Me sorprendí al oír las palabras de Bertín Osborne asegurando, tras dejar embarazada a “una amiga especial”, que el bebé en camino no era “deseado ni buscado”. Hay frases que dejan una mancha indeleble de por vida. Por eso existen parejas que, a fin de anunciar un embarazo que no estaba dentro de sus planes, aluden al “accidente” con una sonrisa picarona. La declaración del famoso presentador produjo una colosal excitación en el mundo del cotilleo, cuyos cofrades trataron inmediatamente a la recién preñada de lagarta. Reproducían el esquema clásico del ingenuo cazado por una aventurera sin escrúpulos. Y tanto cargaron las tintas que el reciente padre, un hombre ultraconservador y antifeminista, salió a defenderla y, de paso, a defenderse a sí mismo: “Tengo mucho mundo y no me dejo engatusar fácilmente”, vino a decir.

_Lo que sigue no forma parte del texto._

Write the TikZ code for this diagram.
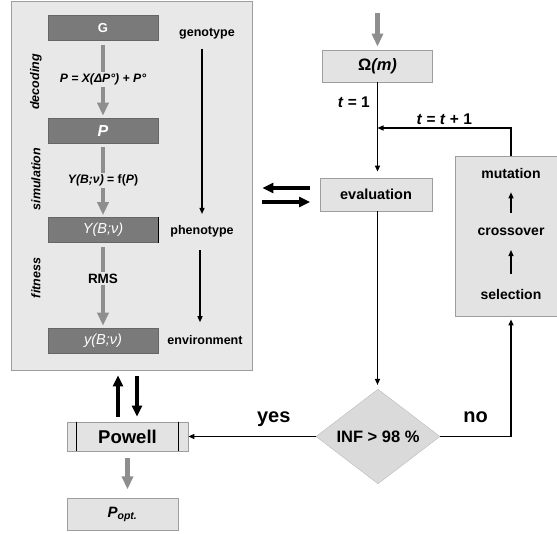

Las relaciones entendidas como trampa son un asunto antiguo, y ya los griegos nos alertaron de que el deseo puede derivar en martirio. A lo largo de la historia, el mundo se ha llenado de hijos no deseados cuyos progenitores perpetúan diversos estereotipos, siendo el más común el del hombre mayor, rico o famoso, y la mujer joven para quien la descendencia es una especie de seguro de vida. En los últimos años mucho se ha avanzando en la nueva reformulación de las políticas del deseo en busca de una ética igualitaria, pese al grado de utopía que eso implica, pues a veces no sabemos exactamente qué deseamos. Sin embargo, aún existen aquellos que no aceptan la emancipación intelectual de las mujeres.

La deconstrucción de clichés que han penalizado a las mujeres provoca una fuerte resistencia

En 1991 Susan Faludi publicó Backlash, titulado en nuestro país Reacción. La guerra no declarada contra la mujer moderna. He citado varias veces el libro porque me impactó la idea de que, tras aquellas working girls que pisaban Wall Street con deportivas y pintalabios, una ola conservadora cuestionaba la felicidad femenina. Y presentaba el matrimonio como un bazar de oportunidades en el que había que apresurarse a fin de elegir bien entre las escasas existencias. Aseguraba Faludi que en los EE.UU. de los noventa, una mujer de cuarenta años tenía, según la estadística, más probabilidades de sufrir un ataque terrorista que de casarse. Para muchas, en cambio, la pareja nunca fue un botín y quisieron despojarla de cualquier atisbo de materialismo, invocando el sabio flujo del amor en lugar de la manutención. Pero tuvieron que regresar irremediablemente a los parámetros del capitalismo al verse obligadas a doblar sus jornadas o abandonar el trabajo al tener un segundo hijo.

Su cuestionamiento como madres acostumbró a ser implacable; no así el de sus parejas en tanto que padres. Y si no, ahí está otra confesión pública de Osborne poco después del nacimiento de su séptimo retoño a la que también merece la pena prestar atención: “He decidido que no voy a ser padre, no quiero ejercer de padre. Si se confirma que es mío, ayudaré”. Pero son las malas madres quienes conforman un amplio colectivo que carga aún con una pesada losa de culpa y perplejidad.

La deconstrucción de infinidad de clichés culturales que han penalizado a las mujeres durante siglos provoca una fuerte resistencia. Y una nueva ola retrógrada pretende pararles los pies no solo a las listas y lagartas, también a las mujeres que se salen con la suya (incluidos “los chiringuitos” que las protegen, dicen). Ahora, se olvidan de las que no son complacientes, de las vigilantes y las solidarias, de las que no hablan melosas e impiden el avance de quienes zarandean sus derechos. De las que no sonríen.